Narrator: After deconstructing the claims of revealed religion, Paine presents his alternative: Deism. He argues that the one true, universal, and unchangeable "Word of God" is not a book, but the Creation we behold. The universe itself speaks a universal language that every person can understand. It "proclaimeth his power, it demonstrates his wisdom, it manifests his goodness and beneficence."

For Paine, the study of this creation—what is now called science—is the true theology. He saw astronomy, in particular, as the study of the mind of God. The intricate and predictable laws governing the solar system, the vastness of space filled with countless other suns and worlds, and the mathematical principles underlying all of it were, to him, undeniable proof of a divine Creator. He believed that God had given humanity two gifts: reason and the universe. The purpose of life was to use reason to study the universe, to learn its principles, and to imitate the Creator's beneficence by being kind and just to one another.

Conclusion

Narrator: The single most important takeaway from Thomas Paine's The Age of Reason is its revolutionary call to enthrone reason as the ultimate arbiter of truth. Paine argues that humanity's highest moral and spiritual duty is not to blindly accept the authority of ancient texts or religious institutions, but to use our own intellectual faculties to observe the world and live in accordance with the truths it reveals.
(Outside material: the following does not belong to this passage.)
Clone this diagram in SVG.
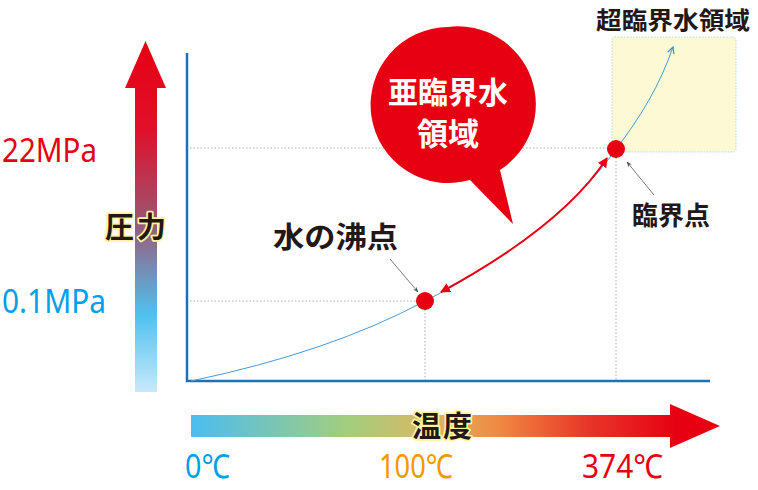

The book's most challenging idea remains as potent today as it was in the 18th century: that the universe itself is the only scripture we need. It asks us to look up at the stars rather than down at a page, to find divinity not in second-hand stories of miracles and mystery, but in the immediate, undeniable, and universal miracle of existence. It leaves us with a profound question: Are we brave enough to make our own minds our own church?